**DO THIS**
Output each entry below as it stands, leaving out every picture.

··· DATA TO USE ···

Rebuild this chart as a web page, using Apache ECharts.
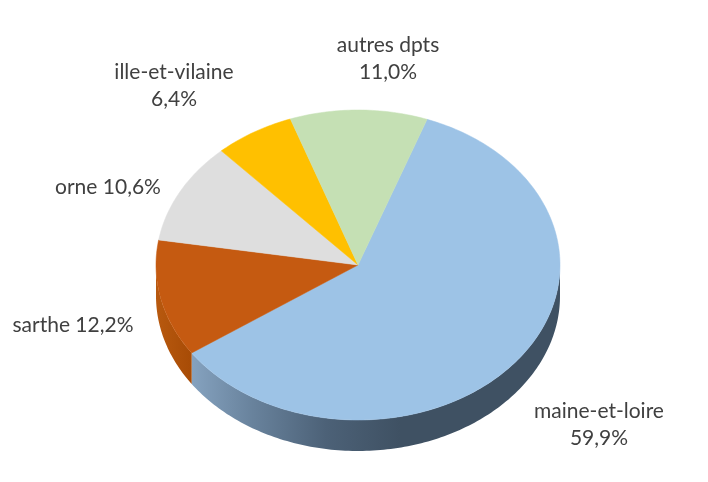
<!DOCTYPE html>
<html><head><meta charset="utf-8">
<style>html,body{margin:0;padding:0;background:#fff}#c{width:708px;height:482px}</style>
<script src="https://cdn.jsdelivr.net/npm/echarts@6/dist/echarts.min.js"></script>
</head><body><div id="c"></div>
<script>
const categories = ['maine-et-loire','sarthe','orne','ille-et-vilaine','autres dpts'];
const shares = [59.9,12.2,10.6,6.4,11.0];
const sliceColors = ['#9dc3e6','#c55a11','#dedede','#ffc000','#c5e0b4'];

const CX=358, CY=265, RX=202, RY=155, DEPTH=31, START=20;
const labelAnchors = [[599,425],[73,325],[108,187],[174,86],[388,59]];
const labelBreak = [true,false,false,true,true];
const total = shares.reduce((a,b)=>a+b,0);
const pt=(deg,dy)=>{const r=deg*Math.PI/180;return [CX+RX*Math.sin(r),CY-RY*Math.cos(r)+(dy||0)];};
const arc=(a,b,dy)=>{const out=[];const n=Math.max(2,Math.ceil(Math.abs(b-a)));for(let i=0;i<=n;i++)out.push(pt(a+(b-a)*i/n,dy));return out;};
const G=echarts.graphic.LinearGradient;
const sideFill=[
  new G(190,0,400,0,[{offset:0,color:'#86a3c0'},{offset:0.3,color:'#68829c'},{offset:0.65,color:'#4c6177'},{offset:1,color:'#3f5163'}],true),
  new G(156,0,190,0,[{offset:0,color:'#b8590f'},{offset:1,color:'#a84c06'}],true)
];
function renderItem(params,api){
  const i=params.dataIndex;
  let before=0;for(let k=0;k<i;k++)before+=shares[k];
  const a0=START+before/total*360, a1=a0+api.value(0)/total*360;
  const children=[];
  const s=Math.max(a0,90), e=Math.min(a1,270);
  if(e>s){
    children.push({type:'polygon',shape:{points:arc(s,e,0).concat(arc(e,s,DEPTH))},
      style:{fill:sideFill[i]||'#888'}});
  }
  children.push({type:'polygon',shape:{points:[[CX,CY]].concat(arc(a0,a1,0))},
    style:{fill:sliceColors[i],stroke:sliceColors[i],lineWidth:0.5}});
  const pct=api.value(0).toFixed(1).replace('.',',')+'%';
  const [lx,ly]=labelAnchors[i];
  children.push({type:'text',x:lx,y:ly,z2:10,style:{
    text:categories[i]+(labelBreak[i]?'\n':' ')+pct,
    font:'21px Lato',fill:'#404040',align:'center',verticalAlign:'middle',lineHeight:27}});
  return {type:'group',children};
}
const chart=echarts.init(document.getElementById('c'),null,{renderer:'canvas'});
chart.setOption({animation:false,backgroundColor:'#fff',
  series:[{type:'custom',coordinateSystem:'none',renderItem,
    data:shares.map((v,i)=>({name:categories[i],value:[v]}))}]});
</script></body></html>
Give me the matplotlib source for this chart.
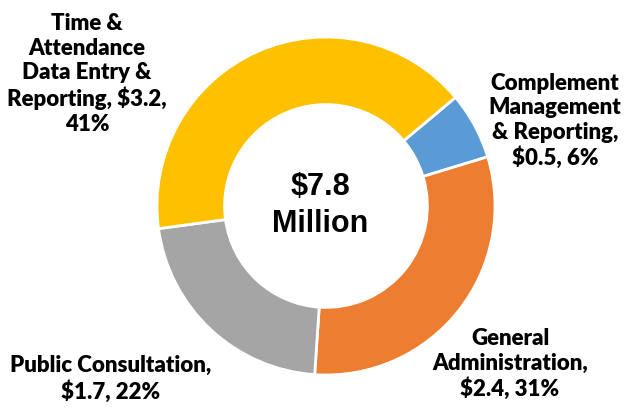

···

**EXERCISE RESULT**
Rebuild this chart as a web page, using Apache ECharts.
<!DOCTYPE html>
<html><head><meta charset="utf-8">
<style>html,body{margin:0;padding:0;background:#fff}#c{width:708px;height:482px}</style>
<script src="https://cdn.jsdelivr.net/npm/echarts@6/dist/echarts.min.js"></script>
</head><body><div id="c"></div>
<script>
const categories = ['maine-et-loire','sarthe','orne','ille-et-vilaine','autres dpts'];
const shares = [59.9,12.2,10.6,6.4,11.0];
const sliceColors = ['#9dc3e6','#c55a11','#dedede','#ffc000','#c5e0b4'];

const CX=358, CY=265, RX=202, RY=155, DEPTH=31, START=20;
const labelAnchors = [[599,425],[73,325],[108,187],[174,86],[388,59]];
const labelBreak = [true,false,false,true,true];
const total = shares.reduce((a,b)=>a+b,0);
const pt=(deg,dy)=>{const r=deg*Math.PI/180;return [CX+RX*Math.sin(r),CY-RY*Math.cos(r)+(dy||0)];};
const arc=(a,b,dy)=>{const out=[];const n=Math.max(2,Math.ceil(Math.abs(b-a)));for(let i=0;i<=n;i++)out.push(pt(a+(b-a)*i/n,dy));return out;};
const G=echarts.graphic.LinearGradient;
const sideFill=[
  new G(190,0,400,0,[{offset:0,color:'#86a3c0'},{offset:0.3,color:'#68829c'},{offset:0.65,color:'#4c6177'},{offset:1,color:'#3f5163'}],true),
  new G(156,0,190,0,[{offset:0,color:'#b8590f'},{offset:1,color:'#a84c06'}],true)
];
function renderItem(params,api){
  const i=params.dataIndex;
  let before=0;for(let k=0;k<i;k++)before+=shares[k];
  const a0=START+before/total*360, a1=a0+api.value(0)/total*360;
  const children=[];
  const s=Math.max(a0,90), e=Math.min(a1,270);
  if(e>s){
    children.push({type:'polygon',shape:{points:arc(s,e,0).concat(arc(e,s,DEPTH))},
      style:{fill:sideFill[i]||'#888'}});
  }
  children.push({type:'polygon',shape:{points:[[CX,CY]].concat(arc(a0,a1,0))},
    style:{fill:sliceColors[i],stroke:sliceColors[i],lineWidth:0.5}});
  const pct=api.value(0).toFixed(1).replace('.',',')+'%';
  const [lx,ly]=labelAnchors[i];
  children.push({type:'text',x:lx,y:ly,z2:10,style:{
    text:categories[i]+(labelBreak[i]?'\n':' ')+pct,
    font:'21px Lato',fill:'#404040',align:'center',verticalAlign:'middle',lineHeight:27}});
  return {type:'group',children};
}
const chart=echarts.init(document.getElementById('c'),null,{renderer:'canvas'});
chart.setOption({animation:false,backgroundColor:'#fff',
  series:[{type:'custom',coordinateSystem:'none',renderItem,
    data:shares.map((v,i)=>({name:categories[i],value:[v]}))}]});
</script></body></html>
Give me the matplotlib source for this chart.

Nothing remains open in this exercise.